When I was taking printmaking classes at the university level, I was an anomaly. My images were full of colors and curves, few straight lines, and no black. In the relief printmaking class, skulls and angst were typical. When I put my relief prints up during a critique, they garnered few comments.
Part of this was the stage of life I was in (mid-30s) vs. my classmates (late teens to 20.) Certainly art can be used to overtly communicate dark feelings. But must work have the gushing blood of Artemisia Gentileschi’s Judith Slaying Holofernes to make a serious statement? I think not.

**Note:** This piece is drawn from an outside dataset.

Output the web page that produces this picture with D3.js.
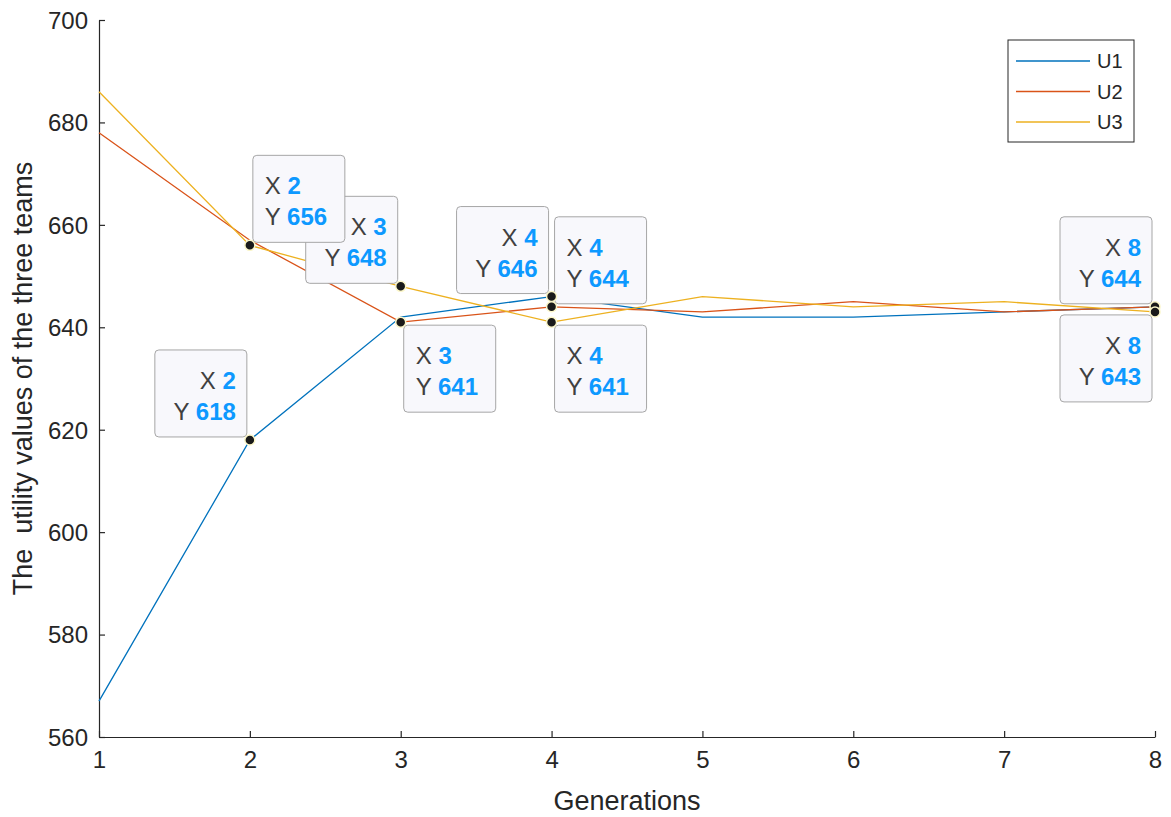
<!DOCTYPE html>
<html lang="en">
<head>
<meta charset="UTF-8">
<title>Utility values</title>
<script src="https://cdn.jsdelivr.net/npm/d3@7"></script>
<style>
body { margin: 0; background: #fff; }
text { font-family: "Liberation Sans", Arial, sans-serif; }
</style>
</head>
<body>
<script>

// data
var generations = [1, 2, 3, 4, 5, 6, 7, 8];
var u1 = [567, 618, 642, 646, 642, 642, 643, 644];
var u2 = [678, 657, 641, 644, 643, 645, 643, 644];
var u3 = [686, 656, 648, 641, 646, 644, 645, 643];
var seriesNames = ["U1", "U2", "U3"];
var xTicks = [1, 2, 3, 4, 5, 6, 7, 8];
var yTicks = [560, 580, 600, 620, 640, 660, 680, 700];

// data tips: series, generation, side of the point the box sits on
var tips = [
    {s: 2, g: 3, side: "ul"},
    {s: 0, g: 2, side: "ul"},
    {s: 2, g: 2, side: "ur"},
    {s: 1, g: 3, side: "dr"},
    {s: 0, g: 4, side: "ul"},
    {s: 1, g: 4, side: "ur"},
    {s: 2, g: 4, side: "dr"},
    {s: 1, g: 8, side: "ul"},
    {s: 2, g: 8, side: "dl"}
];

var colors = ["#0072BD", "#D95319", "#EDB120"];
var series = [u1, u2, u3];

var W = 1171, H = 817;
var mLeft = 99, mRight = 1155, mTop = 20, mBottom = 737;

var svg = d3.select("body").append("svg")
    .attr("width", W)
    .attr("height", H);

var x = d3.scaleLinear().domain([1, 8]).range([mLeft, mRight]);
var y = d3.scaleLinear().domain([560, 700]).range([mBottom, mTop]);

var axisColor = "#262626";

var xAxis = svg.append("g")
    .attr("transform", "translate(0," + mBottom + ")")
    .call(d3.axisBottom(x).tickValues(xTicks).tickFormat(d3.format("d"))
        .tickSizeInner(-6).tickSizeOuter(0).tickPadding(12));

var yAxis = svg.append("g")
    .attr("transform", "translate(" + mLeft + ",0)")
    .call(d3.axisLeft(y).tickValues(yTicks).tickFormat(d3.format("d"))
        .tickSizeInner(-6).tickSizeOuter(0).tickPadding(11));

[xAxis, yAxis].forEach(function(a) {
    a.selectAll("path, line").attr("stroke", axisColor).attr("stroke-width", 1.2);
    a.selectAll("text").attr("fill", axisColor).style("font-size", "24px")
        .style("font-family", "'Liberation Sans', Arial, sans-serif");
});
xAxis.selectAll("text").attr("dy", "0.8em");
yAxis.selectAll("text").attr("dy", "0.35em");

svg.append("text")
    .attr("x", (mLeft + mRight) / 2)
    .attr("y", 810)
    .attr("text-anchor", "middle")
    .attr("fill", axisColor)
    .style("font-size", "27px")
    .text("Generations");

svg.append("text")
    .attr("transform", "translate(32," + ((mTop + mBottom) / 2) + ") rotate(-90)")
    .attr("text-anchor", "middle")
    .attr("fill", axisColor)
    .style("font-size", "27px")
    .style("white-space", "pre")
    .attr("xml:space", "preserve")
    .text("The  utility values of the three teams");

var line = d3.line()
    .x(function(d, i) { return x(generations[i]); })
    .y(function(d) { return y(d); });

series.forEach(function(s, k) {
    svg.append("path")
        .attr("d", line(s))
        .attr("fill", "none")
        .attr("stroke", colors[k])
        .attr("stroke-width", 1.3);
});

// legend
var lg = svg.append("g").attr("transform", "translate(1008,40)");
lg.append("rect")
    .attr("width", 126).attr("height", 102)
    .attr("fill", "#fff").attr("stroke", axisColor).attr("stroke-width", 1);
seriesNames.forEach(function(n, k) {
    var yy = 21 + k * 30.5;
    lg.append("line")
        .attr("x1", 8).attr("x2", 82).attr("y1", yy).attr("y2", yy)
        .attr("stroke", colors[k]).attr("stroke-width", 1.5);
    lg.append("text")
        .attr("x", 89).attr("y", yy).attr("dy", "0.36em")
        .attr("fill", axisColor).style("font-size", "20px")
        .text(n);
});

// data tips
var boxW = 92, boxH = 87, gap = 3;
var tipLayer = svg.append("g");
var dotLayer = svg.append("g");

tips.forEach(function(t) {
    var idx = generations.indexOf(t.g);
    var val = series[t.s][idx];
    var px = x(t.g), py = y(val);
    var rightSide = t.side[1] == "r";
    var below = t.side[0] == "d";
    var bx = rightSide ? px + gap : px - gap - boxW;
    var by = below ? py + gap : py - gap - boxH;

    var g = tipLayer.append("g").attr("transform", "translate(" + bx + "," + by + ")");
    g.append("rect")
        .attr("width", boxW).attr("height", boxH)
        .attr("rx", 4).attr("ry", 4)
        .attr("fill", "#f8f8fc")
        .attr("stroke", "#a6a6a6").attr("stroke-width", 1);

    var tx = rightSide ? 12 : boxW - 11;
    var anchor = rightSide ? "start" : "end";
    [["X", t.g], ["Y", val]].forEach(function(r, j) {
        var txt = g.append("text")
            .attr("x", tx).attr("y", 39 + j * 31)
            .attr("text-anchor", anchor)
            .style("font-size", "24px");
        txt.append("tspan").attr("fill", "#404040").text(r[0] + " ");
        txt.append("tspan").attr("fill", "#0d99ff").attr("font-weight", "bold").text(r[1]);
    });

    dotLayer.append("circle")
        .attr("cx", px).attr("cy", py).attr("r", 5)
        .attr("fill", "#1a1a1a")
        .attr("stroke", "#fbf6c8").attr("stroke-width", 1.5);
});

</script>
</body>
</html>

In my new series, Beloved, images speak softly and quietly, but also seriously and persistently. My images will focus on the beloved areas of our world that are most in jeopardy. Many are at the edges of land and ocean. The dramatic increase in sea level since 1900 is most concerning. Ninety percent of the excess energy trapped by our greenhouse gas pollution is absorbed by our oceans. Warmer oceans mean changes in habitat, acidification of the ocean and an increase in turbulent weather.
|Elizabeth Busey, To Whom Much is Given. Reduction Linocut. 24 x 13in, Edition of 13, $375 unframed.|
The first linocut in the series, To Whom Much is Given, concerns an estuary. These land areas join freshwater with the ocean in an area that provides protection for drinking water and the filtering of runoff. They protect inland communities from storm surges and flooding. Plus they are an amazing nursery for innumerable birds, fish and other animals.
We love them. We zip around their curves in fan boats, spend hours fishing on their peaceful surfaces, and feast on their crustaceans at night with our favorite beer. People from my area of the country will gladly drive many hours for the promise of their salty, moist breezes.
How do you make people care about things without shocking them? Would it be better for me to print a red “Under Threat” to make people care? People might take notice for a moment. But they wouldn’t put that linocut on their wall. Maybe gazing at To Whom Much is Given might make them turn off their lights, lower their thermostats, or demand that their state require the electric monopoly to buy back excess solar energy production.
What places in the world are your Beloved? Are they safe? What could you do to help? What would it take to remind you every day of their value and their fragility?